DOD to adversaries: Send us your zero-day attacks
The Pentagon wants to raise the costs on cyber adversaries, but not how you might think.
The Defense Department wants adversaries to increase their spending on cyber attacks, because the attacks they use now don’t cost those adversaries enough.
After reviewing cyber attack data collected through an incident and threat information sharing program with industry, DOD discovered that the most sophisticated adversaries are not using zero-day attacks, which exploit vulnerabilities previously unknown by the victim. Rather, Deputy CIO for Cybersecurity Richard Hale said adversaries are finding misconfigured computers, and exploiting poor passwords, credentials or missing patches, which can be easily—and cheaply—exploited.
“We have to drive the bad guys up the value chain, we have to cause them to spend more money, we have to slow them down so we can have a better chance of spotting them and containing them,” Hale said at a Feb. 17 event hosted by FCW.
Hale further clarified that he was not necessarily speaking of deterrence.
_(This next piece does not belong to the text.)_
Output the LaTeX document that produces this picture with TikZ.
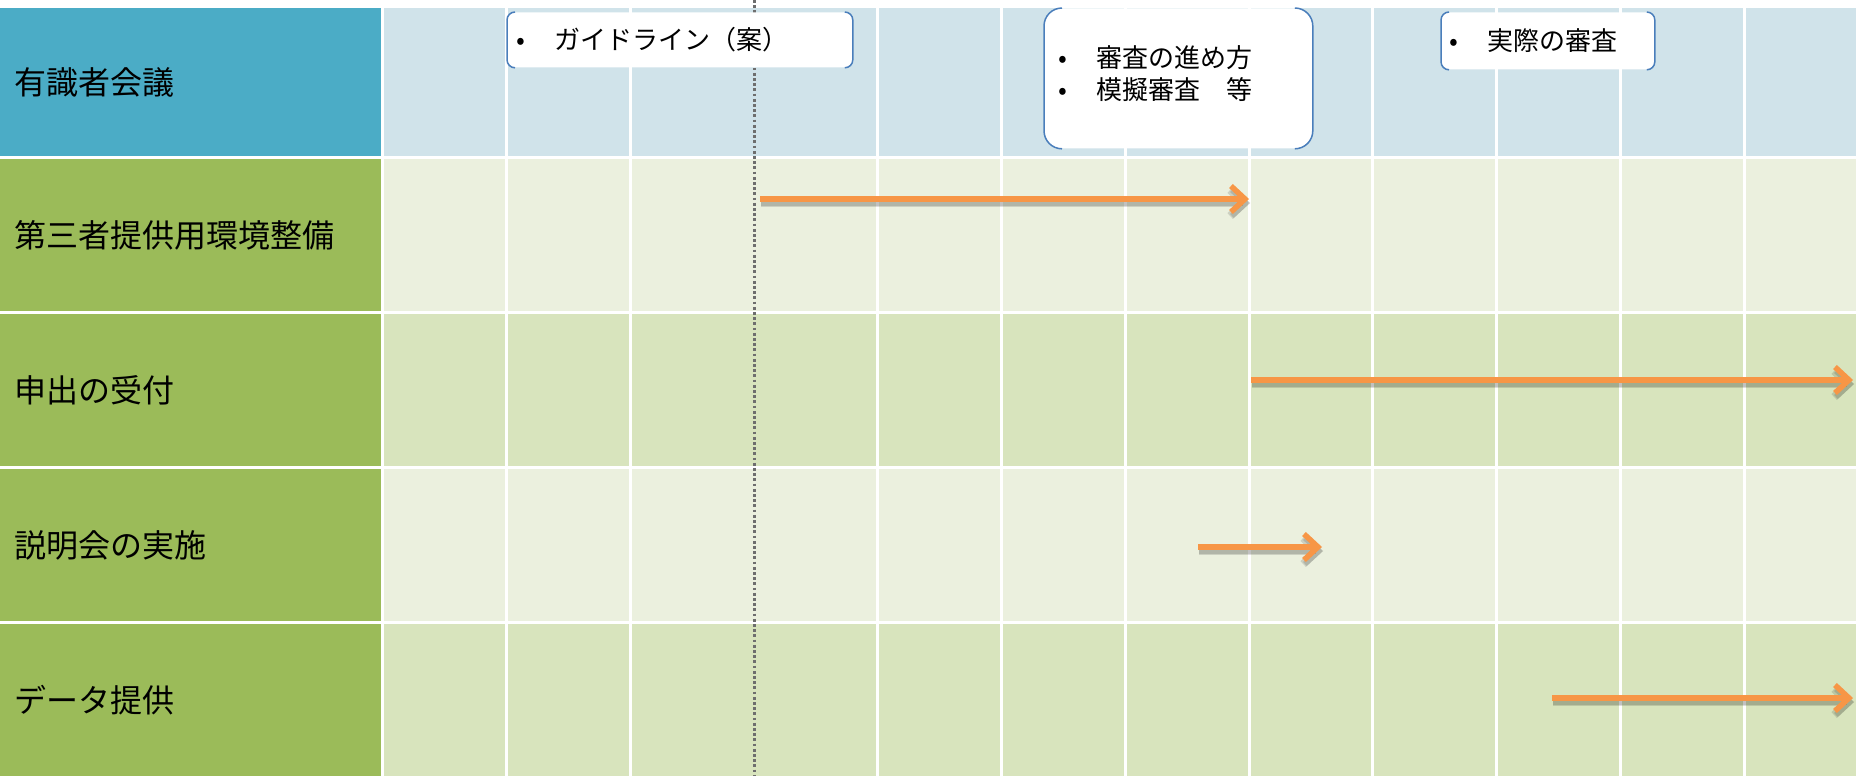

DOD wants to kick away preventable vulnerabilities exploited by adversaries, such as bad passwords and unpatched networks, thus compelling attackers to spend more. “We think that if you have to use zero-days against us, for instance, that ups the expense for a bad guy and potentially slows down the development of certain tools,” he told Defense Systems. “It makes our challenge harder as well in the defense so we have to up our game at the same time. But we think that strategy alone will help us start to get to the place where we can at least some of the time be ahead of an adversary. It will give us some time to maneuver.”
Others, especially members of Congress, have spoken in the past about greater deterrence efforts for raising adversary’s costs in cyberspace. That conversation addresses capabilities—typically offensive that can be so debilitating against adversaries that penetrating networks is not worth the risk.
Many have also discussed the cost imbalance cyber affords adversaries and less capable actors. Defense costs much more than offense, as an adversary must only penetrate a single crack in an exorbitantly large attack surface. For example, out of 700 million emails in a month, about 98 million are actually good, DISA Director Lt. Gen. Alan Lynn, said at a September Defense Systems event. “The rest are spam, worm attacks, just bad guys trying to get into our networks,” he said. Russia, considered one of if not the most capable opponents in cyberspace, has used email phishing tactics successfully against the White House and the Joint Chiefs of Staff’s unclassified email system. In fact, DOD has taken the phishing threat so seriously, they have disabled all links sent via email.
Hale also discussed an internal document created using the cyber attack data as a means of prioritizing policies and ensuring employees are using the best practices in cybersecurity. DOD will in the next few weeks release an unclassified version of the Cybersecurity Discipline Implementation Plan, which was finished last spring for official use only, Hale said.